**PROBLEM:** Exactly the lines from the start of the data through the line containing "const yTicks = [3.2, 3.4, 3.6, 3.8, 4, 4.2, 4.4];" should be output, with both ends kept and nothing added.

**DATA SHOWN:**
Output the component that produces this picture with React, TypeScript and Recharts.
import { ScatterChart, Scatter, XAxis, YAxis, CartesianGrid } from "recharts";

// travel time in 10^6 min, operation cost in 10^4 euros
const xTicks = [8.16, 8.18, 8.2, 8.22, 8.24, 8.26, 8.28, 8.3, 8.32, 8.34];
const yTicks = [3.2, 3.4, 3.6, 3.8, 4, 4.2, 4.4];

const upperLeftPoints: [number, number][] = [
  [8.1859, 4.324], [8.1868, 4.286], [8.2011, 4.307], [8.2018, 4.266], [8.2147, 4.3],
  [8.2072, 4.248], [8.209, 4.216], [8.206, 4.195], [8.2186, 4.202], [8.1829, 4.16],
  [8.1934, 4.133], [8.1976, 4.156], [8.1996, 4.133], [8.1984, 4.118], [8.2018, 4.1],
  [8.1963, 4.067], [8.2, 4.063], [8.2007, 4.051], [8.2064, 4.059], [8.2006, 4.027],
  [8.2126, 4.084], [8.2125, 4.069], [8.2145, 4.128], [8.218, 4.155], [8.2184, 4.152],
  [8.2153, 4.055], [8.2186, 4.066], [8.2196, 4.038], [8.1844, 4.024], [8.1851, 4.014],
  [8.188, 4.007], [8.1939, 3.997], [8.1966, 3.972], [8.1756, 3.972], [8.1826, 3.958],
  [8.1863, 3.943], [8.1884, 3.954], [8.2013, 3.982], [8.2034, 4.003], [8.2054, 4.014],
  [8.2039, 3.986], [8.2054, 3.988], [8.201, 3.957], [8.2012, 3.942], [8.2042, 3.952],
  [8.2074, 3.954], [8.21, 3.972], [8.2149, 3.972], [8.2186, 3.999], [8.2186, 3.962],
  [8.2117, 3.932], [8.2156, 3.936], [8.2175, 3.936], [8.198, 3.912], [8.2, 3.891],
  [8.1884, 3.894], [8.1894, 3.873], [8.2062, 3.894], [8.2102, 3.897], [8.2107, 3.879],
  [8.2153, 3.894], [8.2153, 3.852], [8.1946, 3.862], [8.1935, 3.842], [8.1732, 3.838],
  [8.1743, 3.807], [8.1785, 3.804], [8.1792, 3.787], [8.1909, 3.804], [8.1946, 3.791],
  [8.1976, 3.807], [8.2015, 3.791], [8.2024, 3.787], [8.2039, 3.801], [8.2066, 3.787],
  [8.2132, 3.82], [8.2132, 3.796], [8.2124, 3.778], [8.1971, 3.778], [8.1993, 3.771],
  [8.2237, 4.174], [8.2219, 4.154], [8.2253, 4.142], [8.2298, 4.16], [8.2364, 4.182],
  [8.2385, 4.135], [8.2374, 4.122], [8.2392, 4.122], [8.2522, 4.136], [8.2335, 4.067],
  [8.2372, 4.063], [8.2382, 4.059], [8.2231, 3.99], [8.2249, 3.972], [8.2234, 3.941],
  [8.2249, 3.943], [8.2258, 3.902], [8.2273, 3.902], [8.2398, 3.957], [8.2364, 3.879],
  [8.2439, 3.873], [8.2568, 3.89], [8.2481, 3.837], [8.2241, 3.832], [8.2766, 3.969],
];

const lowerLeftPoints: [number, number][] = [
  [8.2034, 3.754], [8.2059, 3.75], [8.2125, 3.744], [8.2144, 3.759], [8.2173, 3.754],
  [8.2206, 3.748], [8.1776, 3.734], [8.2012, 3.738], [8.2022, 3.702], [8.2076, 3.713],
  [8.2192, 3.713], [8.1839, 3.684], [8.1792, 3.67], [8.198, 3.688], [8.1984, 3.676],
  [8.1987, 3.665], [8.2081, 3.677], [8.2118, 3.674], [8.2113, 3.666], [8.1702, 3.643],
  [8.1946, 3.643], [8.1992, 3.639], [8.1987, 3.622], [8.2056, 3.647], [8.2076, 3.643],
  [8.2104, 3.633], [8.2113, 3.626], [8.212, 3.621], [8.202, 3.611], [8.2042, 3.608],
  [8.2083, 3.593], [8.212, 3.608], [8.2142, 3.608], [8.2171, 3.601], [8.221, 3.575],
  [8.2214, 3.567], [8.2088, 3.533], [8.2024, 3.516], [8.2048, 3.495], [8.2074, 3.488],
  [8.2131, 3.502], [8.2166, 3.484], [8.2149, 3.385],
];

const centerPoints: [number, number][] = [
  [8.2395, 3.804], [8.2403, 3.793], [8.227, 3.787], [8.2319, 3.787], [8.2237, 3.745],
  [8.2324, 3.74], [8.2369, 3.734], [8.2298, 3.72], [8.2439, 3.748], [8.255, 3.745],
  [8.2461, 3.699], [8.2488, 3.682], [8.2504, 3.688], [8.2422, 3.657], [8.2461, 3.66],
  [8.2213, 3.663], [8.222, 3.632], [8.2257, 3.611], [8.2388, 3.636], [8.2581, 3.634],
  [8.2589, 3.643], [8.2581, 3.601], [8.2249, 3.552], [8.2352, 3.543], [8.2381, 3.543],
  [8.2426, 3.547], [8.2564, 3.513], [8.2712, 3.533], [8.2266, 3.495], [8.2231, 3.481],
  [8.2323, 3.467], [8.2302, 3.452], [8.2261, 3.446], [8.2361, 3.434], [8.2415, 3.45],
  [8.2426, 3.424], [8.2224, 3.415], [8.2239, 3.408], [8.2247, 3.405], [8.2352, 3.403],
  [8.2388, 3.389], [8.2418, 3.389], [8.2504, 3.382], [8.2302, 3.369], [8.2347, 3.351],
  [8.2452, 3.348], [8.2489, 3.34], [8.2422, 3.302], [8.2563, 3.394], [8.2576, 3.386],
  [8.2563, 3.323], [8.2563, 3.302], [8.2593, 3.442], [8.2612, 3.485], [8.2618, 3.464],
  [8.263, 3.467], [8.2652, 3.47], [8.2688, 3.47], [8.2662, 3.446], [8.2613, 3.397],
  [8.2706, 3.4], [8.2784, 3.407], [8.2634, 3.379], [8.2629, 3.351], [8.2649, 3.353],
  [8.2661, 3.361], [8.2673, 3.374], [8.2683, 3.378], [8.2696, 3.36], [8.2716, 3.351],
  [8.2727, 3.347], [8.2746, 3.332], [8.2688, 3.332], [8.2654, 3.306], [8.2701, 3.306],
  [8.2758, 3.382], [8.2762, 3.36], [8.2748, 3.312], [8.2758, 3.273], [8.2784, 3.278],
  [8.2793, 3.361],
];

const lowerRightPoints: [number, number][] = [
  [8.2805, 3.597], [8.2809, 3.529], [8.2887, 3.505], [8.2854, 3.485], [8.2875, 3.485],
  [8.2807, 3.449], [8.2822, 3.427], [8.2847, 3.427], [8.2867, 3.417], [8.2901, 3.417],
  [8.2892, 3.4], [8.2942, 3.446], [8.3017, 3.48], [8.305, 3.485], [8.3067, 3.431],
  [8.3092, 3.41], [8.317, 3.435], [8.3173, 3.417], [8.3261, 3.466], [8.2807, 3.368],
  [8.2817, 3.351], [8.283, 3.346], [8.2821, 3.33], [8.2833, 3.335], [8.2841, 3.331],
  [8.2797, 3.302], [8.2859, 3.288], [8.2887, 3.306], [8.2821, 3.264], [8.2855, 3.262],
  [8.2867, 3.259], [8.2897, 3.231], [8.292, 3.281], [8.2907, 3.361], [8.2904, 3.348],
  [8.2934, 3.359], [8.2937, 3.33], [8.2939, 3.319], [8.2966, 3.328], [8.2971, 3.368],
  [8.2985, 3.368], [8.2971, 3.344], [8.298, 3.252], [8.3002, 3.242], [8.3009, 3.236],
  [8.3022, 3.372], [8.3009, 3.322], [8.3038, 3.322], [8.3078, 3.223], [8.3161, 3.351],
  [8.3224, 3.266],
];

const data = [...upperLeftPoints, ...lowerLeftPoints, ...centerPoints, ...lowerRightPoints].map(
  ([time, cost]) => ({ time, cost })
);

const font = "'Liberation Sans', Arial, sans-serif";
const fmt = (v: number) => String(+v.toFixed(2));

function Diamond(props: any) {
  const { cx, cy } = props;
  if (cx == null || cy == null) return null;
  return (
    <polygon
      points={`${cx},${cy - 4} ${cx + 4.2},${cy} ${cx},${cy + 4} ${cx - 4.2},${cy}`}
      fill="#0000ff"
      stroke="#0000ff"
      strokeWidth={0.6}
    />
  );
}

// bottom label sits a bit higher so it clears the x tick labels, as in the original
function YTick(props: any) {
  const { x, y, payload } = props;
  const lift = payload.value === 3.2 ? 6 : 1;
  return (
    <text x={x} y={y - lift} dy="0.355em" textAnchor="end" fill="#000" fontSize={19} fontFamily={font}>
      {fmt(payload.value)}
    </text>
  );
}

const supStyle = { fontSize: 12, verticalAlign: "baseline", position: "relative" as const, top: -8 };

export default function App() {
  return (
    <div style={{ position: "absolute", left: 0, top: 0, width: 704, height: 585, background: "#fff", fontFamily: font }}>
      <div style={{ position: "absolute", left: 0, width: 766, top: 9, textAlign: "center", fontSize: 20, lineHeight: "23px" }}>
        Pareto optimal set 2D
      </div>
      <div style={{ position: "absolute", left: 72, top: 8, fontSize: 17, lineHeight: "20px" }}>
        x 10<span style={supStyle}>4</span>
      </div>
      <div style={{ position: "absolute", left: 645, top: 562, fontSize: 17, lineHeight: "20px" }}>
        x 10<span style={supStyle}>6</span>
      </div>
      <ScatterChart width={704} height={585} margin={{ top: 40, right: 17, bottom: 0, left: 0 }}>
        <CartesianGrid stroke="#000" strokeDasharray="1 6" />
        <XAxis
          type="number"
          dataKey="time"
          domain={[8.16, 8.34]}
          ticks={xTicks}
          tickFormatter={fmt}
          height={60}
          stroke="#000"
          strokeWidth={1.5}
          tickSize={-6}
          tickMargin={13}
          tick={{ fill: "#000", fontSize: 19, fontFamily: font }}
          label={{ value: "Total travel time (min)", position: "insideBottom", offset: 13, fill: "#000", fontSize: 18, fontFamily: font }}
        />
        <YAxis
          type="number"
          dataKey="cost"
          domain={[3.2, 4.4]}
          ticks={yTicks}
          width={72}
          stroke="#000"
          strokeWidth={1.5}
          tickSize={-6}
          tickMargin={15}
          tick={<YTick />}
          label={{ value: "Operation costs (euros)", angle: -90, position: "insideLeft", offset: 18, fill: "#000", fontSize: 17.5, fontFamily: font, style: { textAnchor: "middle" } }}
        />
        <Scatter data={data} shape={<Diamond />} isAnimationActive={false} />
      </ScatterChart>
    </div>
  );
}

**SOLUTION TO THIS PROBLEM:**
Output the component that produces this picture with React, TypeScript and Recharts.
import { ScatterChart, Scatter, XAxis, YAxis, CartesianGrid } from "recharts";

// travel time in 10^6 min, operation cost in 10^4 euros
const xTicks = [8.16, 8.18, 8.2, 8.22, 8.24, 8.26, 8.28, 8.3, 8.32, 8.34];
const yTicks = [3.2, 3.4, 3.6, 3.8, 4, 4.2, 4.4];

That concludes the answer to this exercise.